39 Essex Chambers
- Headquarters: Chancery Lane London, EC4 United Kingdom
- No. of lawyers: At least 154
- Major practice areas: Civil liability, commercial, construction, costs & litigation funding, energy, environmental, planning, property, public, regulatory and disciplinary law.
- Website: www.39essex.com

= 39 Essex Chambers =

Barristers' chambers in London, England

39 Essex Chambers is a long established barristers' chambers based in London with over 150 barristers, including 58 King's Counsel. The chambers offers expertise in commercial, common, construction, costs, environmental and planning, public and regulatory and disciplinary law.

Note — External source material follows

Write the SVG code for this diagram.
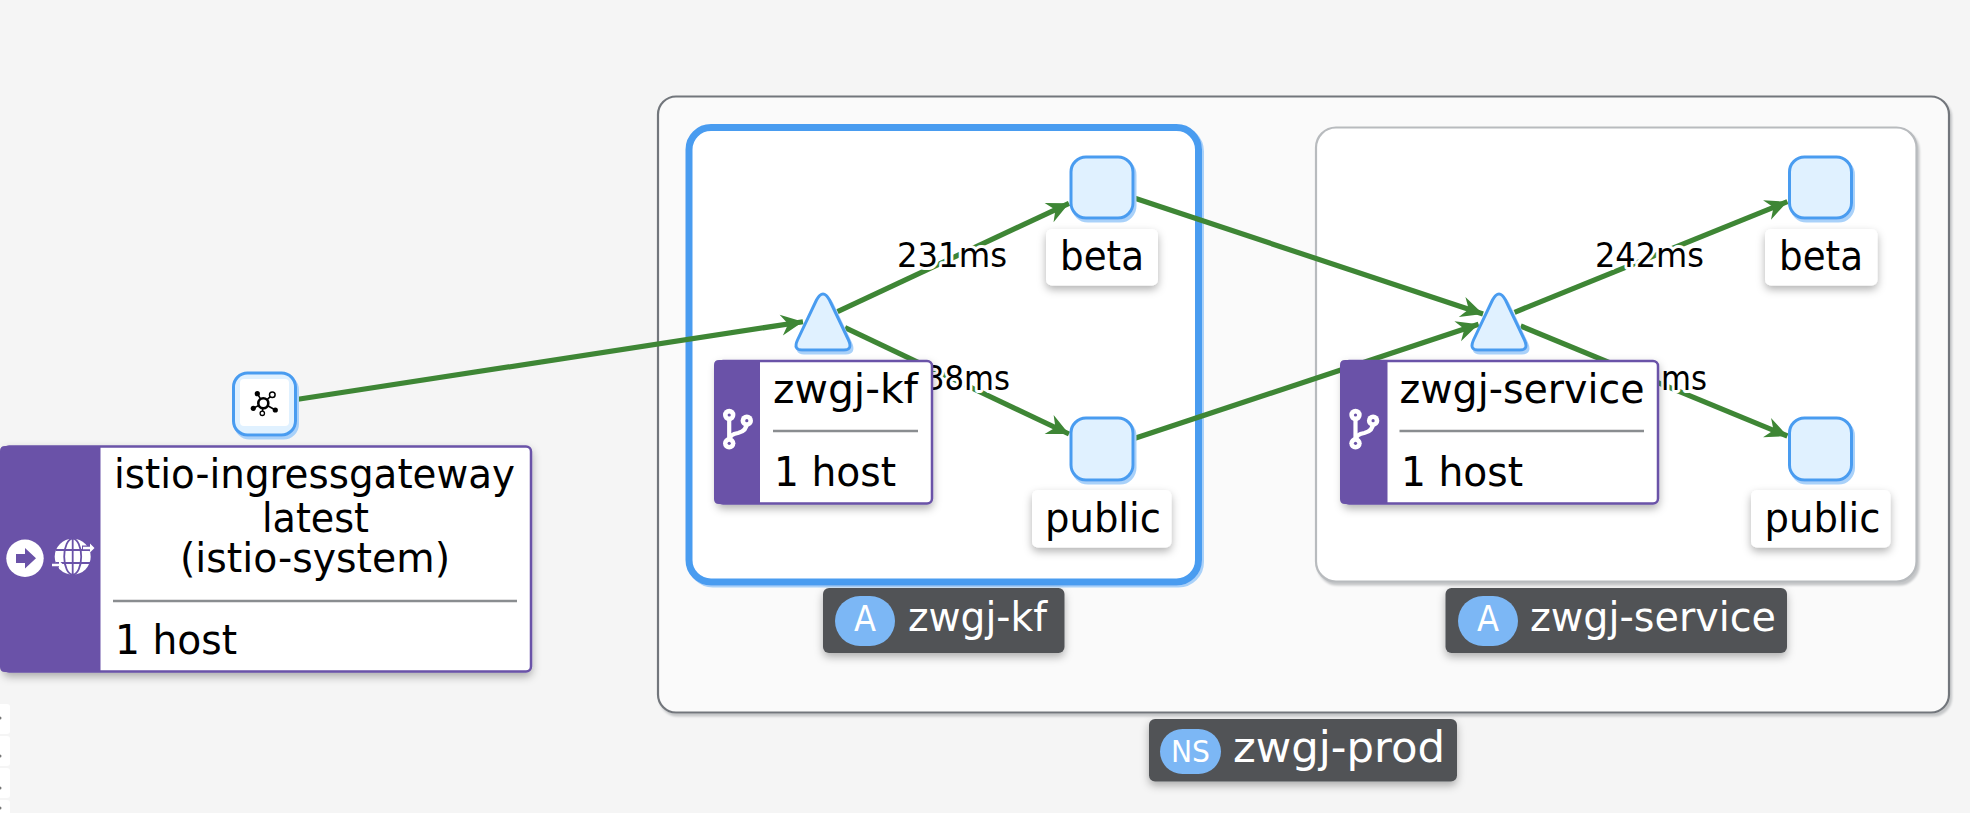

Members of chambers regularly appear before the UK Supreme Court, Privy Council, Court of Appeal, the European Court of Human Rights and the European Court of Justice, specialist courts, tribunals and planning and other public inquiries, as well as of domestic and international arbitration. It is one of the largest barristers' chambers in the country. The chambers have offices in London, Manchester, Singapore and Kuala Lumpur.

Legal Cheek has rated 39 Essex Chambers as having an "A*" quality of work and legal technology.

== Notable members ==
Notable current and former members include Lord Dyson; Robert Jay KC, lead counsel to the Leveson Inquiry; Sir David Foskett and Dame Justine Thornton. Several members have gone on to join the judiciary.